I’m still not clear on what you hope to gain from the mechanical adjustments you’re working on but, regarding the later release, holding onto the ball longer isn’t the way to do it. Your release needs to be timed to hit your spot. Holding onto the ball longer will prevent you from doing that.

The way to get your release point out front further is through other mechanical elements in your delivery. For example, staying closed longer lets you rotate later and push your release point out front further as will getting stacked coming out of shoulder rotation (which I think you already do well).



I was wondering what you think I should work on with mechancis. Because something needs to be fixed I think it is my arm action, but that is what I was told by some peopl(before I posted on this site), but I just would like suggestions. I think that my front leg needs to be more firm and I need to post off of it. But do you think if the arm action was fixed things would fall into place.

Also what things could I do to help with my external rotation. Right now I am manually getting stretched by the trainers back and then I do the bat stretch with a fungo to stretch it also.


if you’re working with the reds trainer you are in good hands. that is the last team my dear friend vern ruhle worked for as their pitching rehab coach before he died 3 years ago.

most pitchers do not have a problem with external rotation (the elbow bent and taking the ball behind the body. this involves the front of the shoulder. most of the imbalance is in the back of the shoulder. every time you throw a ball, you stretch the front of the shoulder when you lay the throwing hand back to throw. the problem occurs after you throw, the muscles in the back are not stretch and tend to shorten. these require specific stretches usually using a strap and a 3 to 4 foot stick or pole.

the reds trainer will know what they are, and i’m sure you are doing those and jobe style dumbell or sugical tube work.

i am a coach. my son is a high school junior this coming spring. we have won 4 national championships in summer leagues and i played d1 baseball at oral roberts and in the alaskan summer league years ago.

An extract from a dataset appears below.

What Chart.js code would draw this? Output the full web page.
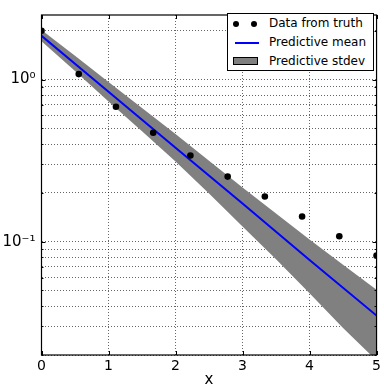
<!DOCTYPE html>
<html>
<head>
<meta charset="utf-8">
<script src="https://cdn.jsdelivr.net/npm/chart.js@4.4.0/dist/chart.umd.min.js"></script>
<style>
    html, body { margin: 0; padding: 0; background: #fff; }
    #wrap { position: relative; width: 384px; height: 389px; }
    #legend {
        position: absolute; left: 227px; top: 13px; width: 147px; height: 58px;
        box-sizing: border-box; border: 1px solid #000; background: #fff;
        font: 12px 'DejaVu Sans', sans-serif; color: #000;
    }
    .row { position: absolute; left: 0; width: 100%; height: 19px; }
    .label { position: absolute; left: 41px; top: 0; line-height: 19px; white-space: nowrap; }
    .dot { position: absolute; top: 6.5px; width: 6px; height: 6px; border-radius: 50%; background: #000; }
    .line { position: absolute; left: 7px; top: 8.5px; width: 24px; height: 2px; background: #0000ff; }
    .patch { position: absolute; left: 5px; top: 5px; width: 25px; height: 8px; box-sizing: border-box; border: 1px solid #000; background: #808080; }
</style>
</head>
<body>
<div id="wrap">
    <canvas id="chart" width="384" height="389"></canvas>
    <div id="legend">
        <div class="row" style="top:0px">
            <span class="dot" style="left:5px"></span><span class="dot" style="left:23px"></span>
            <span class="label">Data from truth</span>
        </div>
        <div class="row" style="top:19px">
            <span class="line"></span>
            <span class="label">Predictive mean</span>
        </div>
        <div class="row" style="top:38px">
            <span class="patch"></span>
            <span class="label">Predictive stdev</span>
        </div>
    </div>
</div>
<script>
// observed data
const truthX = [0, 0.556, 1.111, 1.667, 2.222, 2.778, 3.333, 3.889, 4.444, 5];
const truthY = [2.0, 1.08, 0.68, 0.47, 0.34, 0.252, 0.19, 0.143, 0.108, 0.082];

// predictive mean (straight on log axis)
const meanX = [0, 1, 2, 3, 4, 5];
const meanY = [1.86, 0.84, 0.38, 0.172, 0.077, 0.035];

// predictive stdev band
const bandX = [0, 0.5, 1, 1.5, 2, 2.5, 3, 3.5, 4, 4.5, 5];
const upperY = [2.02, 1.40, 0.966, 0.668, 0.462, 0.316, 0.216, 0.149, 0.103, 0.072, 0.0506];
const lowerY = [1.72, 1.13, 0.733, 0.479, 0.312, 0.198, 0.124, 0.078, 0.048, 0.0293, 0.0185];

// axes
const xTicks = [0, 1, 2, 3, 4, 5];
const yTicks = [0.02, 0.03, 0.04, 0.05, 0.06, 0.07, 0.08, 0.09,
                0.1, 0.2, 0.3, 0.4, 0.5, 0.6, 0.7, 0.8, 0.9, 1, 2];
const yLabels = { '0.1': '10⁻¹', '1': '10⁰' };

const pts = (xs, ys) => xs.map((x, i) => ({ x: x, y: ys[i] }));

const gridColor = 'rgba(0,0,0,0.6)';

// box round the plot + small inward ticks like matplotlib
const frame = {
    id: 'frame',
    afterDatasetsDraw(chart) {
        const ctx = chart.ctx, a = chart.chartArea;
        const xs = chart.scales.x, ys = chart.scales.y;
        ctx.save();
        ctx.strokeStyle = '#000';
        ctx.lineWidth = 1;
        ctx.beginPath();
        xTicks.forEach(v => {
            const px = Math.round(xs.getPixelForValue(v)) + 0.5;
            ctx.moveTo(px, a.bottom); ctx.lineTo(px, a.bottom - 4);
            ctx.moveTo(px, a.top); ctx.lineTo(px, a.top + 4);
        });
        yTicks.forEach(v => {
            const py = Math.round(ys.getPixelForValue(v)) + 0.5;
            const len = yLabels[v] ? 4 : 2;
            ctx.moveTo(a.left, py); ctx.lineTo(a.left + len, py);
            ctx.moveTo(a.right, py); ctx.lineTo(a.right - len, py);
        });
        ctx.stroke();
        ctx.lineWidth = 1.2;
        ctx.strokeRect(a.left, a.top, a.right - a.left, a.bottom - a.top);
        ctx.restore();
    }
};

new Chart(document.getElementById('chart'), {
    type: 'scatter',
    data: {
        datasets: [
            {
                label: 'Data from truth',
                data: pts(truthX, truthY),
                backgroundColor: '#000', borderColor: '#000',
                pointRadius: 3.3, pointBorderWidth: 0,
                showLine: false, clip: 0, order: 0
            },
            {
                label: 'Predictive mean',
                data: pts(meanX, meanY),
                borderColor: '#0000ff', borderWidth: 2,
                pointRadius: 0, showLine: true, clip: 0, order: 1
            },
            {
                label: 'Predictive stdev',
                data: pts(bandX, upperY),
                borderColor: 'rgba(0,0,0,0)', backgroundColor: '#808080',
                pointRadius: 0, showLine: true, fill: '+1', clip: 0, order: 2
            },
            {
                label: 'lower',
                data: pts(bandX, lowerY),
                borderColor: 'rgba(0,0,0,0)',
                pointRadius: 0, showLine: true, fill: false, clip: 0, order: 3
            }
        ]
    },
    options: {
        responsive: false,
        animation: false,
        layout: { padding: { top: 6, right: 3.5, left: 0, bottom: 0 } },
        plugins: { legend: { display: false }, tooltip: { enabled: false } },
        scales: {
            x: {
                type: 'linear', min: 0, max: 5,
                afterBuildTicks: s => { s.ticks = xTicks.map(v => ({ value: v })); },
                afterFit: s => { s.height = 34; },
                ticks: { color: '#000', padding: 3, font: { family: 'DejaVu Sans', size: 14 } },
                grid: { color: gridColor, lineWidth: 1, drawTicks: false },
                border: { display: false, dash: [1, 2] },
                title: {
                    display: true, text: 'x', color: '#000',
                    font: { family: 'DejaVu Sans', size: 15, lineHeight: 1 },
                    padding: { top: 0, bottom: 1 }
                }
            },
            y: {
                type: 'logarithmic', min: 0.02, max: 2.5,
                afterBuildTicks: s => { s.ticks = yTicks.map(v => ({ value: v })); },
                afterFit: s => { s.width = 41.5; },
                ticks: {
                    autoSkip: false, color: '#000', padding: 6,
                    font: { family: 'DejaVu Sans', size: 15 },
                    callback: v => yLabels[v] || ''
                },
                grid: { color: gridColor, lineWidth: 1, drawTicks: false },
                border: { display: false, dash: [1, 2] }
            }
        }
    },
    plugins: [frame]
});
</script>
</body>
</html>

i lived with dodger great jim brewer our college pitching coach for 2 summers and was a baseball business partner for 10 years with vern ruhle who pitched and was a pitching coach in the major leagues, as was brewer. i have a ph.d. in educational research and have studies pitching and hitting from a genuine scientific study perspective. some of the information may help you, but you find what works best for you.

one of the problems with baseball is people teach and think some things that really don’t happen. if someone can’t show you on video what they are talking about using a hall of fame player, i would be leary of what they are teaching. always check out someone’s credentials. that is wise. and some guys with great credentials do not stand up to the videotape test. then well meaning folks misunderstand what someone is saying or teach something that is much less than ideal.

anyway. good luck. you seem like a nice kid that genuinely wants to get better. learn to anaylize things and understand them for yourself. relying on someone else is a dangerous situation. your idea about talking to major league veterans who are retired is an excellent approach. sometimes they are happy to help you.


I didn’t know Xavier got too many 90+ lefties. :smiley:

Im not on here to lie. Just get help but i do throw what I said, not trying to lie.

[quote=“jumpman24”]Im not on here to lie. Just get help but i do throw what I said, not trying to lie.[/quote]It wasn’t to question what you said. :smiley: Just a statement.